• [PROBLEM DESCRIPTION] Select and reproduce each line of the listing below that bears the string "this".

• [MATERIAL FOR THE TASK]
start
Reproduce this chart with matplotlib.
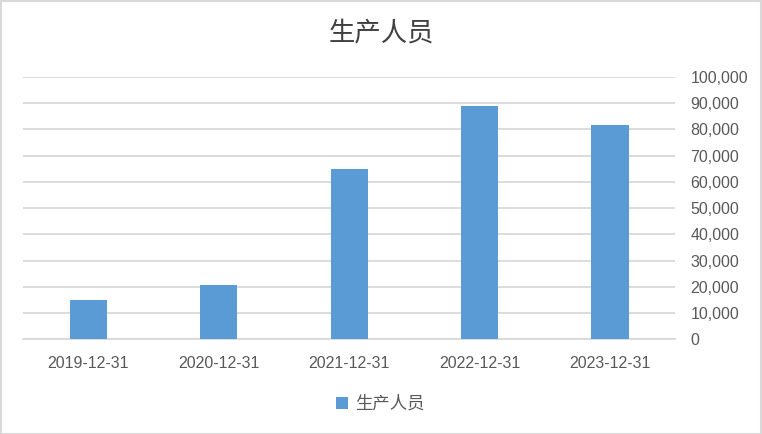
end
start
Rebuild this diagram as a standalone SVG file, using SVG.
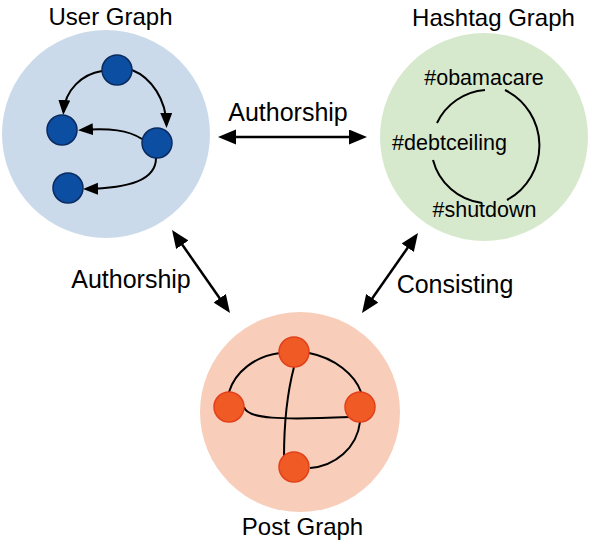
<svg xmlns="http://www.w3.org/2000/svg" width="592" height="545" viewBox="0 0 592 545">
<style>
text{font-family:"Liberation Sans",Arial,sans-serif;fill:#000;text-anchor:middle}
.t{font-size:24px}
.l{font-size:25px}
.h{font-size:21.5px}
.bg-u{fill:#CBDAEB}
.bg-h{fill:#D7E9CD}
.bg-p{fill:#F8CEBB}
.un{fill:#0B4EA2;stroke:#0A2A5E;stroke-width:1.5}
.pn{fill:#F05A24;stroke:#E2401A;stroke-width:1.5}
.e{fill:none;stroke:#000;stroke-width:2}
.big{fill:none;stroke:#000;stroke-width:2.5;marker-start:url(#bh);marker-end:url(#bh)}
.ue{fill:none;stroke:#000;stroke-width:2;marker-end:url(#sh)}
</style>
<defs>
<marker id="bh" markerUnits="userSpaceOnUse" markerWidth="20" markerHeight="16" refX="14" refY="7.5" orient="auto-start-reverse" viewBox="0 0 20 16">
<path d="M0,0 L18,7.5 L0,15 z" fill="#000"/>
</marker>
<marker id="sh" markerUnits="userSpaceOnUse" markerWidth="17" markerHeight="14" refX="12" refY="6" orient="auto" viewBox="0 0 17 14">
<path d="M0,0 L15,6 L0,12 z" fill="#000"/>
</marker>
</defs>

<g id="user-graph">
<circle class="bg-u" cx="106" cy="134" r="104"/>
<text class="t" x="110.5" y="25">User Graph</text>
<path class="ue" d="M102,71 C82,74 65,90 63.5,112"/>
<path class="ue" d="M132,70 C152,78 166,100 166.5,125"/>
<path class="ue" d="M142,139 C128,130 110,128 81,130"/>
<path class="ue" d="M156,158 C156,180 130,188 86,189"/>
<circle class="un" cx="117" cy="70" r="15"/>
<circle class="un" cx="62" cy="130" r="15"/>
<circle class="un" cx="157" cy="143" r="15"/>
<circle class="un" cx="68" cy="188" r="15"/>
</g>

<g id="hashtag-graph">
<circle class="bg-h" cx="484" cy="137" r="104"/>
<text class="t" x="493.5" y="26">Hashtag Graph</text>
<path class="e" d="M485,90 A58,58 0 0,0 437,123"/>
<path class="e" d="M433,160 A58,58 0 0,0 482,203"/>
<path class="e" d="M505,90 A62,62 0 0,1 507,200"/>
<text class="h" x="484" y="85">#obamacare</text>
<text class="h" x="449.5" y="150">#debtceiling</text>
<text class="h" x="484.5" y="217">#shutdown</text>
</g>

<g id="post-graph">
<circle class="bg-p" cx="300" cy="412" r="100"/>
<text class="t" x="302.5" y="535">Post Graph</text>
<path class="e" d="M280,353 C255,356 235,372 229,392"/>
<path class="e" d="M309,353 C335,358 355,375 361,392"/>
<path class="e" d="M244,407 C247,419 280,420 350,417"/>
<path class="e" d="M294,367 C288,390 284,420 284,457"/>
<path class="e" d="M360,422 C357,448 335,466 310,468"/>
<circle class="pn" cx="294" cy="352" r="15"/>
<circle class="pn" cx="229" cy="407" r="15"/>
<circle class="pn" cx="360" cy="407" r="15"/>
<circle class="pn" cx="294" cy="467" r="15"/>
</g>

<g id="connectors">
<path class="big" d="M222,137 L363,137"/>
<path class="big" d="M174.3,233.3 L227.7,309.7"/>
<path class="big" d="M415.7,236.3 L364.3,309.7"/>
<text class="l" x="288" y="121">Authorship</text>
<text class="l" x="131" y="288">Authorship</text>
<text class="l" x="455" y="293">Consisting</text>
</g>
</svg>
end
• [TASK ANSWER]
Reproduce this chart with matplotlib.
Rebuild this diagram as a standalone SVG file, using SVG.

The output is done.